Gem Club signs with label, preps full-length album

Gem Club — Christopher Barnes and Kristen Drymala accompanied by singer Ieva Berberian — has been signed to the Hardly Art label. (Photo: Jared Graves)

It’s an amazing time to be Gem Club.

The local trio — Kendall Square’s Christopher Barnes now performs with vocalist Ieva Berberian in addition to cellist Kristen Drymala — has just signed with the Hardly Art label for the release of its full-length album, “Breakers.” The label is part of Subpop, which backs bands including Panda Bear and Neon Indian. The nine-track album is due Sept. 27.

“We are super excited,” Barnes said Tuesday, reached as he was updating the band’s social media sites to reflect the signing. “We’re excited to finally go public with it. They asked us to keep it kind of quiet.”

The band, meanwhile, is still riding reaction to last year’s self-released six-song EP, “Acid and Everything,” including this month’s win of the Boston Phoenix poll for Best New Act of the year — although it’s had the new album’s tracks down long enough that band members said they were choosing song orders all the way back in April.

In addition to Berberian’s singing on three tracks, the band added instrumentation such as drums and horns to its usual, elegiac sound, Barnes said.
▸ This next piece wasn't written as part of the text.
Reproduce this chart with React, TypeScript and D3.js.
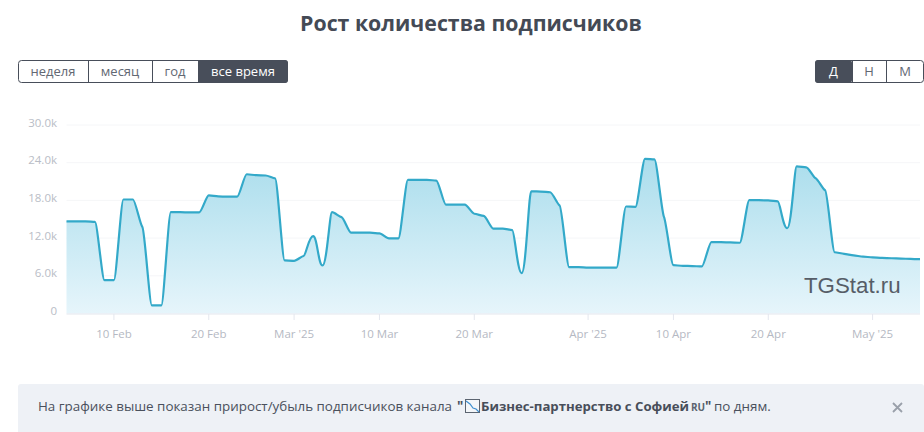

Audiences won’t get a chance to hear the new songs until September, though. Barnes said the band is taking a break for the next couple of months (and he’ll be taking a further break, from school, to promote the album) until a party for the release of “Breaker” on CD and vinyl.

A BriAnna Olson video for the song “Breakers” will be out with pre-orders in August, Barnes said. You can listen to the song via Hardly Art’s Gem Club page.

“Gem Club are a special find, a sparkling rarity,” said Daniel Gill, who handles publicity for Hardly Art and goes on to gets downright lyrical talking about the band:

“Breakers” seems to wander, rowed slowly on a passage, secreting a message it only half-understands. Amidst the fog, however, the dim lanterns, and the specters on the banks, Gem Club maintains a clear vision, a clear voice, protective of its precious charge. Held crooked under its arm is a record of the kind of expression that can only ever be mostly understood, the way that hearts speak in codes unknown … “Breakers” is deep and wide, and quickly robs you of the ability to tell up from down. Breakers is many kinds of breakers, like what breaks the tide, what breaks the wind, and what breaks the heart.